Return nothing but the lines from the one with "Write a Python" through the one with "0.917, 0.935, 0.955, 0.972, 0.988, 1.0, 0.01]" in the data below, word for word and without pictures.

___ Records shown

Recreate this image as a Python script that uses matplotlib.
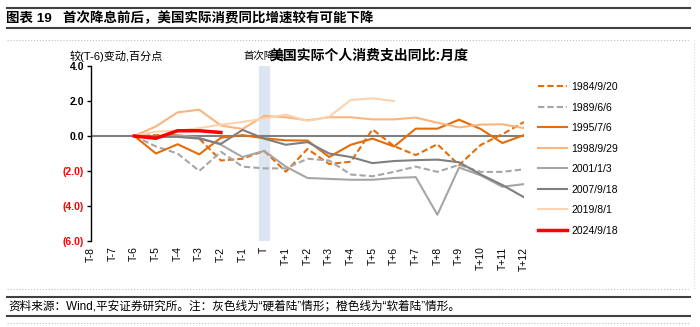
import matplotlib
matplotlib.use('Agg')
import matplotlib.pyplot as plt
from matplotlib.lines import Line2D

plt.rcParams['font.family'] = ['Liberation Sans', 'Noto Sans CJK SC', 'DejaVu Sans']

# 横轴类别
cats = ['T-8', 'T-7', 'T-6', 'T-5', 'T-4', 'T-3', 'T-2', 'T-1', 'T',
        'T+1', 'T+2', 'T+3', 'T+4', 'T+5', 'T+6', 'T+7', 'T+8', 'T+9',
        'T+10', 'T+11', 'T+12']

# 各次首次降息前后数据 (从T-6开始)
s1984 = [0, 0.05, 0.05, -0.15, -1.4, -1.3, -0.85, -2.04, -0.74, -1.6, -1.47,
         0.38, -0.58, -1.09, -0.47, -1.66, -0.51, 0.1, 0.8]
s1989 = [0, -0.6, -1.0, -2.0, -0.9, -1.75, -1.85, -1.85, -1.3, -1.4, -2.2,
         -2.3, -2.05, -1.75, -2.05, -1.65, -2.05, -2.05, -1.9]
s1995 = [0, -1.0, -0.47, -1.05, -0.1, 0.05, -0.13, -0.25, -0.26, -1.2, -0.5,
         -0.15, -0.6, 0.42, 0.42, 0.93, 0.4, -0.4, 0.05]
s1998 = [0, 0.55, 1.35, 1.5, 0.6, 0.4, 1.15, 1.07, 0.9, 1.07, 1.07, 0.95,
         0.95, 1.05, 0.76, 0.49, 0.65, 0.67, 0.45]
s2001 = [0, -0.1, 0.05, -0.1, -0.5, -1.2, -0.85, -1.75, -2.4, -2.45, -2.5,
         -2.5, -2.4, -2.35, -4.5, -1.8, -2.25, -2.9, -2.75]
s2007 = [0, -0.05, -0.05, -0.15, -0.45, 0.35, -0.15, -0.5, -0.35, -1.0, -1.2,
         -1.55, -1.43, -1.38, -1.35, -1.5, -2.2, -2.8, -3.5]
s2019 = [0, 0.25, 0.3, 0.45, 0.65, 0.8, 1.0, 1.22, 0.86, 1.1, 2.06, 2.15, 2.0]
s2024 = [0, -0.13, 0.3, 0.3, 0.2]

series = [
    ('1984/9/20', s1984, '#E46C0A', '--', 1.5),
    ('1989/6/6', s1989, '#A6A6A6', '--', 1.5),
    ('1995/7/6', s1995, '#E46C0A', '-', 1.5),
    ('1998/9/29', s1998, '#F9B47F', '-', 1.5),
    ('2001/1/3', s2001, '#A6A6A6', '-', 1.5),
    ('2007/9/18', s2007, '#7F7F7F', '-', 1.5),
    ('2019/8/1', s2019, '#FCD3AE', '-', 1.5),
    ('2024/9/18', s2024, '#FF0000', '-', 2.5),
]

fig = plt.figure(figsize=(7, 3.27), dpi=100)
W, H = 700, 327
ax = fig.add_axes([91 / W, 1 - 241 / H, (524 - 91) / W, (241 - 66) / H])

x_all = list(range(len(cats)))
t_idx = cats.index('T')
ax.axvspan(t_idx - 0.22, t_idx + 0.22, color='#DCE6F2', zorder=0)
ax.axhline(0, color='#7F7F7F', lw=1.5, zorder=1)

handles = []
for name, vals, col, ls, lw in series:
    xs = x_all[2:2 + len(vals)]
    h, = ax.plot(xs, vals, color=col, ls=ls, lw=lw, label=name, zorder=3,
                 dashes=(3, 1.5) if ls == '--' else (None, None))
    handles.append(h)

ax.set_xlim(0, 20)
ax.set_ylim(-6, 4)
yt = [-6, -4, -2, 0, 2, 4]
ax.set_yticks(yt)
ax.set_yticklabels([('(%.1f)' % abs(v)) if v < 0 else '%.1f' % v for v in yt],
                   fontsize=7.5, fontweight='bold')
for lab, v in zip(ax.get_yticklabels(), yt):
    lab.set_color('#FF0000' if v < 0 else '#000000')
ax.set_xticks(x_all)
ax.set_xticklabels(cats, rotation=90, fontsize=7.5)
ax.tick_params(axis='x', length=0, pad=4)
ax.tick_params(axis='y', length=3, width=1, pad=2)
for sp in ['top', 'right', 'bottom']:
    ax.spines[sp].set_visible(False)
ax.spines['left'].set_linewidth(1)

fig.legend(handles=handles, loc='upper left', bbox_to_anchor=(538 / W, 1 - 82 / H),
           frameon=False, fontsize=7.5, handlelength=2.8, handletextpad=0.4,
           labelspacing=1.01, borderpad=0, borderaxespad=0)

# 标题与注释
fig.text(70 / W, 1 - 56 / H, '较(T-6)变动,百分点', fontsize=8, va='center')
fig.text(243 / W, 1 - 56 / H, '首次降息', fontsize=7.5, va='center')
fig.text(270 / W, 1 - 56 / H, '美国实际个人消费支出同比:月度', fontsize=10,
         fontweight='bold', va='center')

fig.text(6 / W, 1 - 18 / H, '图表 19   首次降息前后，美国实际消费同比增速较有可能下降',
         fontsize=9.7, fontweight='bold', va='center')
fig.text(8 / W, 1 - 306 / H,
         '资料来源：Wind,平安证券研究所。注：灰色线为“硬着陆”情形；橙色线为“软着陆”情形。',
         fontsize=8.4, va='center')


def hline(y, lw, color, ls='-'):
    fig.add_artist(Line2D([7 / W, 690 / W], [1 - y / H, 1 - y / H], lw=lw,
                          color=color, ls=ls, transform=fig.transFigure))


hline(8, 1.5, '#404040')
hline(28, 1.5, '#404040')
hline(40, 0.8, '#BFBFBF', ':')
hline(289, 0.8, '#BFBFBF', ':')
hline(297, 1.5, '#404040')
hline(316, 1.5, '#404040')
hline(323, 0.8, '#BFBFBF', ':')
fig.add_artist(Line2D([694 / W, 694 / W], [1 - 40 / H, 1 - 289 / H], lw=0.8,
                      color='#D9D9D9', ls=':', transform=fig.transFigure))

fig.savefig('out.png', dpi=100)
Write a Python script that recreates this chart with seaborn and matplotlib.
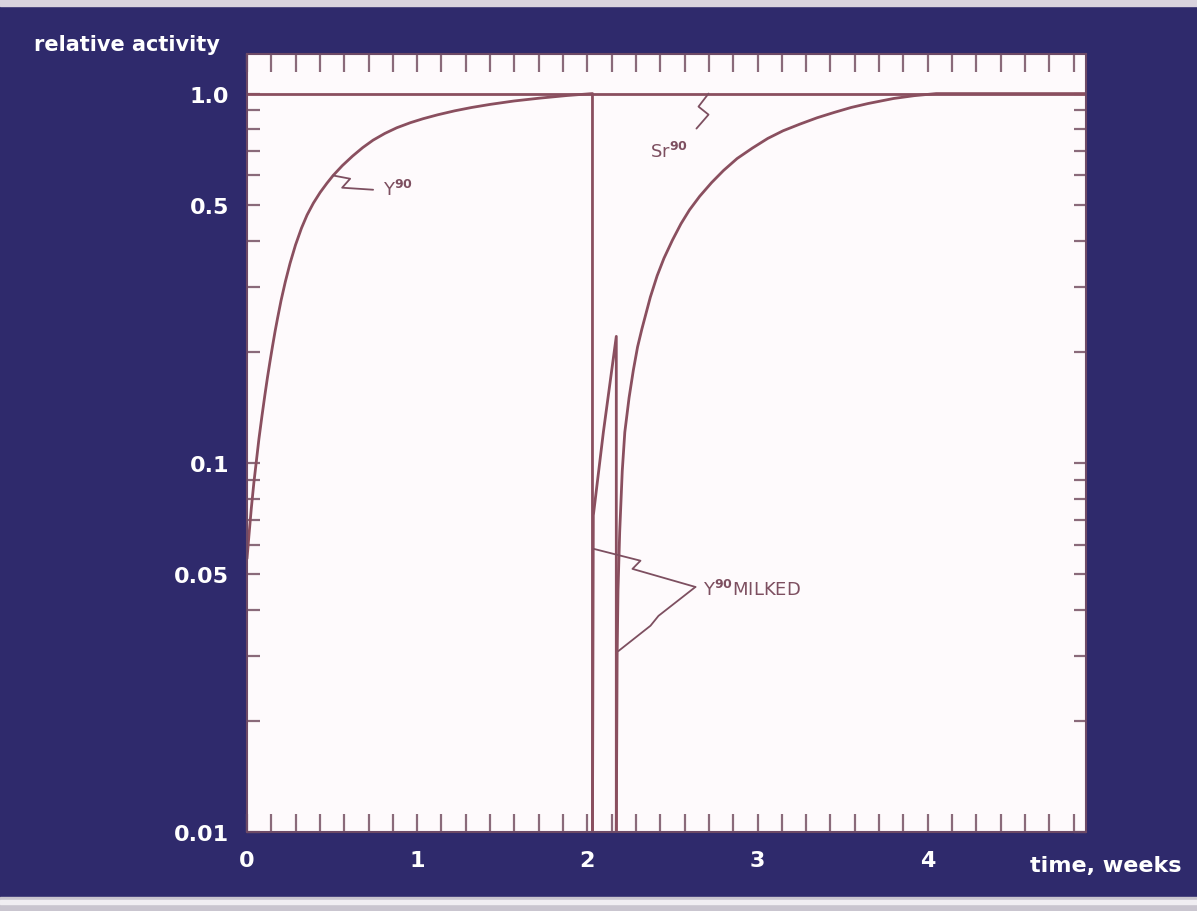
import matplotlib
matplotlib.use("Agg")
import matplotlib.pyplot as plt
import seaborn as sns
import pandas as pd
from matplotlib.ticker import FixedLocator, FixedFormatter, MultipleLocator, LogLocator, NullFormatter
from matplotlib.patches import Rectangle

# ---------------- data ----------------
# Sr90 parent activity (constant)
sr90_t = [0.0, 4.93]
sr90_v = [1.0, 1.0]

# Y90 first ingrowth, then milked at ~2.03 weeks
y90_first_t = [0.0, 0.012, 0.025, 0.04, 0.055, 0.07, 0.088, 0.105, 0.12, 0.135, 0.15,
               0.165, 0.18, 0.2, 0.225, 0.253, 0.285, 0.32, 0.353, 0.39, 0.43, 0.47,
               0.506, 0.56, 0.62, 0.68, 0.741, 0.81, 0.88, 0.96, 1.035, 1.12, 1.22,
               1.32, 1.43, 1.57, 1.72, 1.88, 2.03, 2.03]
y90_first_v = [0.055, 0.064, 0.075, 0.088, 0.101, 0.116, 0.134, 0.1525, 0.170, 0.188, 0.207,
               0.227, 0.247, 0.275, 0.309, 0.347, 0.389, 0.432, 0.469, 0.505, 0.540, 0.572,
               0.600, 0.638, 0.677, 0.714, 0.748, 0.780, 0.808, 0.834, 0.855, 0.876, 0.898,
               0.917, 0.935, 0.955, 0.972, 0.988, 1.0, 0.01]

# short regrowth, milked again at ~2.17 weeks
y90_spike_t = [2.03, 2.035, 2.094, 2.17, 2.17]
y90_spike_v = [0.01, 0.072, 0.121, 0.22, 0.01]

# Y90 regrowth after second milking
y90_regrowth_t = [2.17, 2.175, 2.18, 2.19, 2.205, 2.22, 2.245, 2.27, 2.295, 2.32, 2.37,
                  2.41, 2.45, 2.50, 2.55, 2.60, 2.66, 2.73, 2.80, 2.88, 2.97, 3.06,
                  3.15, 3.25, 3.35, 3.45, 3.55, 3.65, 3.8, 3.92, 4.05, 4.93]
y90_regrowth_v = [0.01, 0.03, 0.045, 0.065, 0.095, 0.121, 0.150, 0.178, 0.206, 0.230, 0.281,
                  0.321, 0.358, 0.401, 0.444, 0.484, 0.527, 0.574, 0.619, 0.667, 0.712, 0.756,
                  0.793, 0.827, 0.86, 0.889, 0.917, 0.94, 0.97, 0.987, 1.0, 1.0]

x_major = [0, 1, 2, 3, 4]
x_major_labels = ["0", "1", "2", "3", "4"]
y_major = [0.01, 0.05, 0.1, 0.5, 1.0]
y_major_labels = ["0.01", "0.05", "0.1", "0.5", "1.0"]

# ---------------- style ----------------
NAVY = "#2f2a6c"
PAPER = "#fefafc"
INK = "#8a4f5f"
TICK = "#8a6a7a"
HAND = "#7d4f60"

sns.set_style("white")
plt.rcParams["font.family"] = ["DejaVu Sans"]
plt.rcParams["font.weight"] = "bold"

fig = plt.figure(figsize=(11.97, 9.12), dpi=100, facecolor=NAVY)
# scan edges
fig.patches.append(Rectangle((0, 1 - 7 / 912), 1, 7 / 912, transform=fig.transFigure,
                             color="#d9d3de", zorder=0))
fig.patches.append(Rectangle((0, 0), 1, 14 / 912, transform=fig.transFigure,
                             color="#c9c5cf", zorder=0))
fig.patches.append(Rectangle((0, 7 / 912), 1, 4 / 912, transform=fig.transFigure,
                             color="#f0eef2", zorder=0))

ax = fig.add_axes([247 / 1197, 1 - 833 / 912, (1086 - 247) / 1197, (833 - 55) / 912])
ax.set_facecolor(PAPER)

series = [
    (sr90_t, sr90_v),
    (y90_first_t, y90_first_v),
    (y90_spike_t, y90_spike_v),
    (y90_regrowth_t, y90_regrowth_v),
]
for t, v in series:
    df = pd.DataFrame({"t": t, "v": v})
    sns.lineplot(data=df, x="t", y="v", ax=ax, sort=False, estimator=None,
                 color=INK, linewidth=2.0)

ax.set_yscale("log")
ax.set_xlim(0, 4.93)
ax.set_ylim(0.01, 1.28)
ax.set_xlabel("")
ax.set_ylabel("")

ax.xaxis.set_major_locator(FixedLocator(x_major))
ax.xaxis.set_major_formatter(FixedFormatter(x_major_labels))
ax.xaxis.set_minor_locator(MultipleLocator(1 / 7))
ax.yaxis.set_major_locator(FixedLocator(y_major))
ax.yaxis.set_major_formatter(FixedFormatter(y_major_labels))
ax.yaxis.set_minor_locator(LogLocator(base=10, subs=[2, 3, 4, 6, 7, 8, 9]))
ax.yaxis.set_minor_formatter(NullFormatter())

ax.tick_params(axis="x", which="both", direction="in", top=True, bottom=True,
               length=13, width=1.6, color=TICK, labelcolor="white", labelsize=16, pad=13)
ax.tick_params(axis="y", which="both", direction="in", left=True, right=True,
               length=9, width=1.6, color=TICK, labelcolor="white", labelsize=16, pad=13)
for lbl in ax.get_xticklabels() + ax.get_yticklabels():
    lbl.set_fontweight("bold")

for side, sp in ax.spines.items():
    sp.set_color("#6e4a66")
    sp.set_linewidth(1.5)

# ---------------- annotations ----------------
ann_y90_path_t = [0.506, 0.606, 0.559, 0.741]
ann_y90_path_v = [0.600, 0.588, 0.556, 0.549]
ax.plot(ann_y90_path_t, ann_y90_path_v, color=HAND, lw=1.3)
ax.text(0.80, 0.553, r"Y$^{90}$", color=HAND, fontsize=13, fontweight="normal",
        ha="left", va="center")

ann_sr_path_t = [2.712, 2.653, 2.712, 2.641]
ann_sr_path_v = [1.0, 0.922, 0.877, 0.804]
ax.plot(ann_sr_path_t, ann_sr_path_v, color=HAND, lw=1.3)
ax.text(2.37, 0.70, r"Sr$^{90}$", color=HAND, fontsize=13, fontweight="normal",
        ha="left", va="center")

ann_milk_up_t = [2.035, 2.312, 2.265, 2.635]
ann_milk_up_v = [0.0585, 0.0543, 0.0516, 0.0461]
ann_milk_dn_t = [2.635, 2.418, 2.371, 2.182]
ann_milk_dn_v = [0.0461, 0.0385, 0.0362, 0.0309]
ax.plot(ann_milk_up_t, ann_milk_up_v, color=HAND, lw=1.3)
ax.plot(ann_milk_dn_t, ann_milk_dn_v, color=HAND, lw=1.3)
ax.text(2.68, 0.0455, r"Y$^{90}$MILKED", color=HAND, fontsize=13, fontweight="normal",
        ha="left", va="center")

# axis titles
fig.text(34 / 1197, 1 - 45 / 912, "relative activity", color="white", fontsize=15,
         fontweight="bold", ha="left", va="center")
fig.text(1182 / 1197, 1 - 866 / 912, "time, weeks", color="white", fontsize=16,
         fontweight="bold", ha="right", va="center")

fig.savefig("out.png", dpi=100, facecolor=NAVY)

______

» Full solution
Write a Python script that recreates this chart with seaborn and matplotlib.
import matplotlib
matplotlib.use("Agg")
import matplotlib.pyplot as plt
import seaborn as sns
import pandas as pd
from matplotlib.ticker import FixedLocator, FixedFormatter, MultipleLocator, LogLocator, NullFormatter
from matplotlib.patches import Rectangle

# ---------------- data ----------------
# Sr90 parent activity (constant)
sr90_t = [0.0, 4.93]
sr90_v = [1.0, 1.0]

# Y90 first ingrowth, then milked at ~2.03 weeks
y90_first_t = [0.0, 0.012, 0.025, 0.04, 0.055, 0.07, 0.088, 0.105, 0.12, 0.135, 0.15,
               0.165, 0.18, 0.2, 0.225, 0.253, 0.285, 0.32, 0.353, 0.39, 0.43, 0.47,
               0.506, 0.56, 0.62, 0.68, 0.741, 0.81, 0.88, 0.96, 1.035, 1.12, 1.22,
               1.32, 1.43, 1.57, 1.72, 1.88, 2.03, 2.03]
y90_first_v = [0.055, 0.064, 0.075, 0.088, 0.101, 0.116, 0.134, 0.1525, 0.170, 0.188, 0.207,
               0.227, 0.247, 0.275, 0.309, 0.347, 0.389, 0.432, 0.469, 0.505, 0.540, 0.572,
               0.600, 0.638, 0.677, 0.714, 0.748, 0.780, 0.808, 0.834, 0.855, 0.876, 0.898,
               0.917, 0.935, 0.955, 0.972, 0.988, 1.0, 0.01]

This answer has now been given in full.